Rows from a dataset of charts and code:
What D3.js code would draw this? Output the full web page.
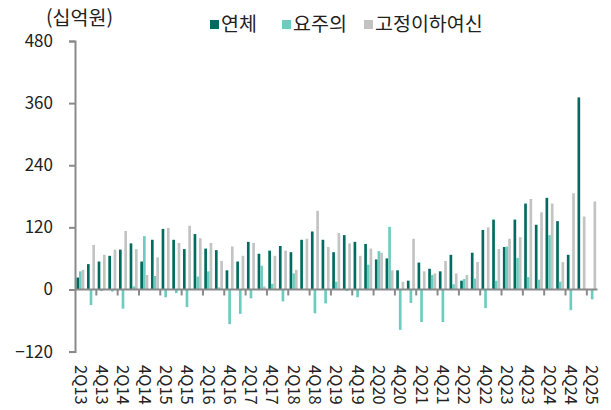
<!DOCTYPE html>
<html lang="ko">
<head>
<meta charset="UTF-8">
<script src="https://cdn.jsdelivr.net/npm/d3@7"></script>
<style>
  body { margin: 0; background: #fff; }
  text { font-family: "Noto Sans CJK KR", "Noto Sans", sans-serif; fill: #222; }
</style>
</head>
<body>
<div id="chart"></div>
<script>
// 분기
var quarters = ["2Q13","3Q13","4Q13",
  "1Q14","2Q14","3Q14","4Q14","1Q15","2Q15","3Q15","4Q15",
  "1Q16","2Q16","3Q16","4Q16","1Q17","2Q17","3Q17","4Q17",
  "1Q18","2Q18","3Q18","4Q18","1Q19","2Q19","3Q19","4Q19",
  "1Q20","2Q20","3Q20","4Q20","1Q21","2Q21","3Q21","4Q21",
  "1Q22","2Q22","3Q22","4Q22","1Q23","2Q23","3Q23","4Q23",
  "1Q24","2Q24","3Q24","4Q24","1Q25","2Q25"];

// 연체
var overdue = [23,49,54,65,77,89,54,96,117,96,78,107,79,76,37,54,92,69,75,84,72,96,112,96,
  72,105,92,88,58,60,37,17,52,40,35,67,17,71,115,135,82,135,166,125,177,132,67,371,0];
// 요주의
var caution = [35,-30,-3,-4,-37,6,103,26,-15,-7,-34,25,35,4,-67,-47,-17,46,11,-23,31,1,-46,-27,
  15,-3,-15,48,74,121,-78,-26,-63,28,-63,10,20,21,-36,17,83,61,24,19,105,15,-40,0,-19];
// 고정이하여신
var substandard = [38,86,67,77,113,78,28,62,119,90,123,99,90,55,83,65,90,6,65,75,38,98,152,82,
  109,89,65,79,71,37,15,98,35,31,55,31,28,53,120,78,98,101,175,149,166,53,186,141,170];

var seriesNames = ["연체", "요주의", "고정이하여신"];
var seriesColors = ["#006b5e", "#6ccdbf", "#c3c3c3"];
var yTicks = [-120, 0, 120, 240, 360, 480];

var width = 611, height = 410;
var svg = d3.select("#chart").append("svg")
  .attr("width", width).attr("height", height);

var x0 = d3.scaleBand().domain(quarters).range([75, 597.5]).padding(0);
var x1 = d3.scaleBand().domain(seriesNames).range([0, x0.bandwidth()])
  .paddingInner(0).paddingOuter(0.5);
var y = d3.scaleLinear().domain([-120, 480]).range([351.6, 41]);

var rows = quarters.map(function (q, i) {
  return { q: q, vals: [overdue[i], caution[i], substandard[i]] };
});

// 막대
var groups = svg.append("g").selectAll("g").data(rows).join("g")
  .attr("transform", function (d) { return "translate(" + x0(d.q) + ",0)"; });
groups.selectAll("rect")
  .data(function (d) { return d.vals.map(function (v, k) { return { v: v, k: k }; }); })
  .join("rect")
  .attr("x", function (d) { return x1(seriesNames[d.k]); })
  .attr("width", x1.bandwidth())
  .attr("y", function (d) { return y(Math.max(0, d.v)); })
  .attr("height", function (d) { return Math.abs(y(d.v) - y(0)); })
  .attr("fill", function (d) { return seriesColors[d.k]; });

// y축
var yAxis = svg.append("g").attr("transform", "translate(75,0)")
  .call(d3.axisLeft(y).tickValues(yTicks).tickSize(6).tickPadding(16)
    .tickFormat(d3.format("d")));
yAxis.select(".domain").attr("stroke", "#8a8a8a").attr("stroke-width", 2);
yAxis.selectAll(".tick line").attr("stroke", "#8a8a8a").attr("stroke-width", 2);
yAxis.selectAll(".tick text").style("font-size", "17px")
  .style("font-family", "'Noto Sans CJK KR', sans-serif").attr("fill", "#222");

// x축
var xAxis = svg.append("g");
xAxis.append("line")
  .attr("x1", 75).attr("x2", 597.5)
  .attr("y1", y(0)).attr("y2", y(0))
  .attr("stroke", "#8a8a8a").attr("stroke-width", 2);
var tickQs = quarters.filter(function (q, i) { return i > 0 && i % 2 === 0; });
xAxis.selectAll("line.tk").data(tickQs).join("line").attr("class", "tk")
  .attr("x1", function (q) { return x0(q); }).attr("x2", function (q) { return x0(q); })
  .attr("y1", y(0)).attr("y2", y(0) + 6)
  .attr("stroke", "#8a8a8a").attr("stroke-width", 2);

var labelQs = quarters.filter(function (q, i) { return i % 2 === 0; });
xAxis.selectAll("text").data(labelQs).join("text")
  .attr("transform", function (q) {
    return "translate(" + (x0(q) + x0.bandwidth() / 2) + ",365) rotate(90)";
  })
  .attr("dy", "0.35em")
  .style("font-size", "16.5px")
  .text(function (q) { return q; });

// 단위
svg.append("text").attr("x", 46).attr("y", 18).attr("dy", "0.35em")
  .style("font-size", "19.5px").text("(십억원)");

// 범례
var legendX = [210, 282, 364];
var legend = svg.append("g").selectAll("g").data(seriesNames).join("g")
  .attr("transform", function (d, i) { return "translate(" + legendX[i] + ",0)"; });
legend.append("rect").attr("x", 0).attr("y", 20).attr("width", 9).attr("height", 9)
  .attr("fill", function (d, i) { return seriesColors[i]; });
legend.append("text").attr("x", 11).attr("y", 24).attr("dy", "0.35em")
  .style("font-size", "19.5px").text(function (d) { return d; });
</script>
</body>
</html>
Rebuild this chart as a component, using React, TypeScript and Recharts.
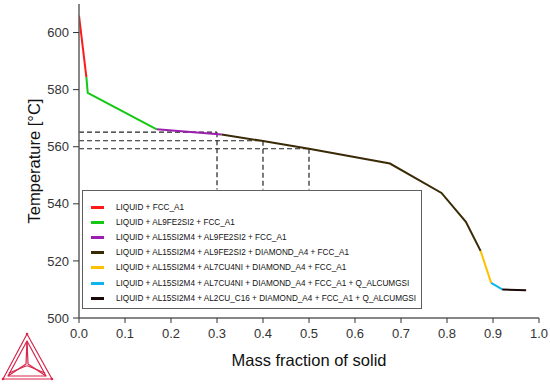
import React from 'react';
import {
  LineChart,
  Line,
  XAxis,
  YAxis,
  ReferenceLine,
  Legend,
} from 'recharts';

// phases in order of appearance along the solidification path
const phaseNames = [
  'LIQUID + FCC_A1',
  'LIQUID + AL9FE2SI2 + FCC_A1',
  'LIQUID + AL15SI2M4 + AL9FE2SI2 + FCC_A1',
  'LIQUID + AL15SI2M4 + AL9FE2SI2 + DIAMOND_A4 + FCC_A1',
  'LIQUID + AL15SI2M4 + AL7CU4NI + DIAMOND_A4 + FCC_A1',
  'LIQUID + AL15SI2M4 + AL7CU4NI + DIAMOND_A4 + FCC_A1 + Q_ALCUMGSI',
  'LIQUID + AL15SI2M4 + AL2CU_C16 + DIAMOND_A4 + FCC_A1 + Q_ALCUMGSI',
];
const phaseColors = ['#ff1a1a', '#14c814', '#9b1fae', '#3a2a06', '#ffc000', '#10b4ec', '#1a0808'];

const solidFraction = [
  [0, 0.016],
  [0.016, 0.019, 0.169],
  [0.169, 0.31],
  [0.31, 0.4, 0.5, 0.676, 0.788, 0.841, 0.873],
  [0.873, 0.896],
  [0.896, 0.92],
  [0.92, 0.972],
];
const temperature = [
  [605.9, 584.4],
  [584.4, 578.9, 566.1],
  [566.1, 564.3],
  [564.3, 562.0, 559.3, 554.1, 543.8, 533.7, 523.5],
  [523.5, 512.3],
  [512.3, 510.0],
  [510.0, 509.7],
];

// dashed read-off guides
const guideFraction = [0.3, 0.4, 0.5];
const guideTemp = [565.1, 562.1, 559.3];
const guideBottom = 545;

const xTicks = [0, 0.1, 0.2, 0.3, 0.4, 0.5, 0.6, 0.7, 0.8, 0.9, 1.0];
const yTicks = [500, 520, 540, 560, 580, 600];

const FONT = '"Liberation Sans", Arial, sans-serif';
const FRAME = '#5f5f5f';

document.body.style.margin = '0';

function PhaseLegend() {
  return (
    <div
      style={{
        width: 340,
        height: 119,
        border: `1.5px solid ${FRAME}`,
        background: '#fff',
        boxSizing: 'border-box',
        paddingTop: 9,
        paddingLeft: 8,
      }}
    >
      {phaseNames.map((name, i) => (
        <div key={name} style={{ display: 'flex', alignItems: 'center', height: 15.1 }}>
          <span style={{ width: 13, height: 3, background: phaseColors[i], display: 'inline-block' }} />
          <span
            style={{
              marginLeft: 12,
              fontFamily: FONT,
              fontSize: 8.2,
              color: '#111',
              whiteSpace: 'nowrap',
            }}
          >
            {name}
          </span>
        </div>
      ))}
    </div>
  );
}

function Logo() {
  const c = '#d8264c';
  return (
    <svg width={56} height={52} style={{ position: 'absolute', left: 0, top: 331 }}>
      <g fill="none" stroke={c} strokeWidth={1.2} strokeLinejoin="round">
        <polygon points="27,3 3,48 52,48" />
        <polygon points="27,10 8,45 46,45" />
        <polyline points="27,10 26,33 8,45" />
        <polyline points="27,10 28,33 46,45" />
        <polyline points="9,42 26,35 28,35 45,42" />
      </g>
      <g fill={c}>
        <circle cx={27} cy={3} r={1.3} />
        <circle cx={3} cy={48} r={1.3} />
        <circle cx={52} cy={48} r={1.3} />
      </g>
    </svg>
  );
}

export default function App() {
  return (
    <div style={{ position: 'relative', width: 550, height: 384, background: '#fff' }}>
      <LineChart width={550} height={384} margin={{ top: 4, right: 11, bottom: 0, left: 0 }}>
        <XAxis
          type="number"
          dataKey="x"
          domain={[0, 1]}
          ticks={xTicks}
          tickFormatter={(v: number) => v.toFixed(1)}
          height={66}
          allowDataOverflow
          axisLine={{ stroke: FRAME, strokeWidth: 1.5 }}
          tickLine={{ stroke: '#333' }}
          tickSize={5}
          tickMargin={6}
          tick={{ fill: '#333', fontSize: 13, fontFamily: FONT }}
          label={{
            value: 'Mass fraction of solid',
            position: 'insideBottom',
            offset: 18,
            style: { fill: '#111', fontSize: 16.5, fontFamily: FONT },
          }}
        />
        <XAxis
          xAxisId="top"
          orientation="top"
          type="number"
          domain={[0, 1]}
          height={0}
          tick={false}
          tickLine={false}
          axisLine={{ stroke: FRAME, strokeWidth: 1.5 }}
        />
        <YAxis
          type="number"
          domain={[500, 610]}
          ticks={yTicks}
          width={79}
          allowDataOverflow
          axisLine={{ stroke: FRAME, strokeWidth: 1.5 }}
          tickLine={{ stroke: '#333' }}
          tickSize={6}
          tickMargin={4}
          tick={{ fill: '#333', fontSize: 13, fontFamily: FONT }}
          label={{
            value: 'Temperature [°C]',
            angle: -90,
            position: 'insideLeft',
            offset: 34,
            style: { textAnchor: 'middle', fill: '#111', fontSize: 16.5, fontFamily: FONT },
          }}
        />
        <YAxis
          yAxisId="right"
          orientation="right"
          domain={[500, 610]}
          width={0}
          tick={false}
          tickLine={false}
          axisLine={{ stroke: FRAME, strokeWidth: 1.5 }}
        />
        {guideFraction.map((f, i) => (
          <ReferenceLine
            key={`h-${f}`}
            segment={[
              { x: 0, y: guideTemp[i] },
              { x: f, y: guideTemp[i] },
            ]}
            stroke="#222"
            strokeWidth={1.2}
            strokeDasharray="5 3"
          />
        ))}
        {guideFraction.map((f, i) => (
          <ReferenceLine
            key={`v-${f}`}
            segment={[
              { x: f, y: guideTemp[i] },
              { x: f, y: guideBottom },
            ]}
            stroke="#222"
            strokeWidth={1.2}
            strokeDasharray="5 3"
          />
        ))}
        {phaseNames.map((name, i) => (
          <Line
            key={name}
            name={name}
            data={solidFraction[i].map((x, j) => ({ x, t: temperature[i][j] }))}
            dataKey="t"
            stroke={phaseColors[i]}
            strokeWidth={2}
            dot={false}
            activeDot={false}
            isAnimationActive={false}
          />
        ))}
        <Legend
          layout="vertical"
          align="center"
          verticalAlign="middle"
          content={() => <PhaseLegend />}
          wrapperStyle={{ left: 82, top: 190, width: 340, height: 119 }}
        />
      </LineChart>
      <Logo />
    </div>
  );
}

Task statement: Find every line that holds "this" and copy it.

Solution to the exercise:
What D3.js code would draw this? Output the full web page.
Rebuild this chart as a component, using React, TypeScript and Recharts.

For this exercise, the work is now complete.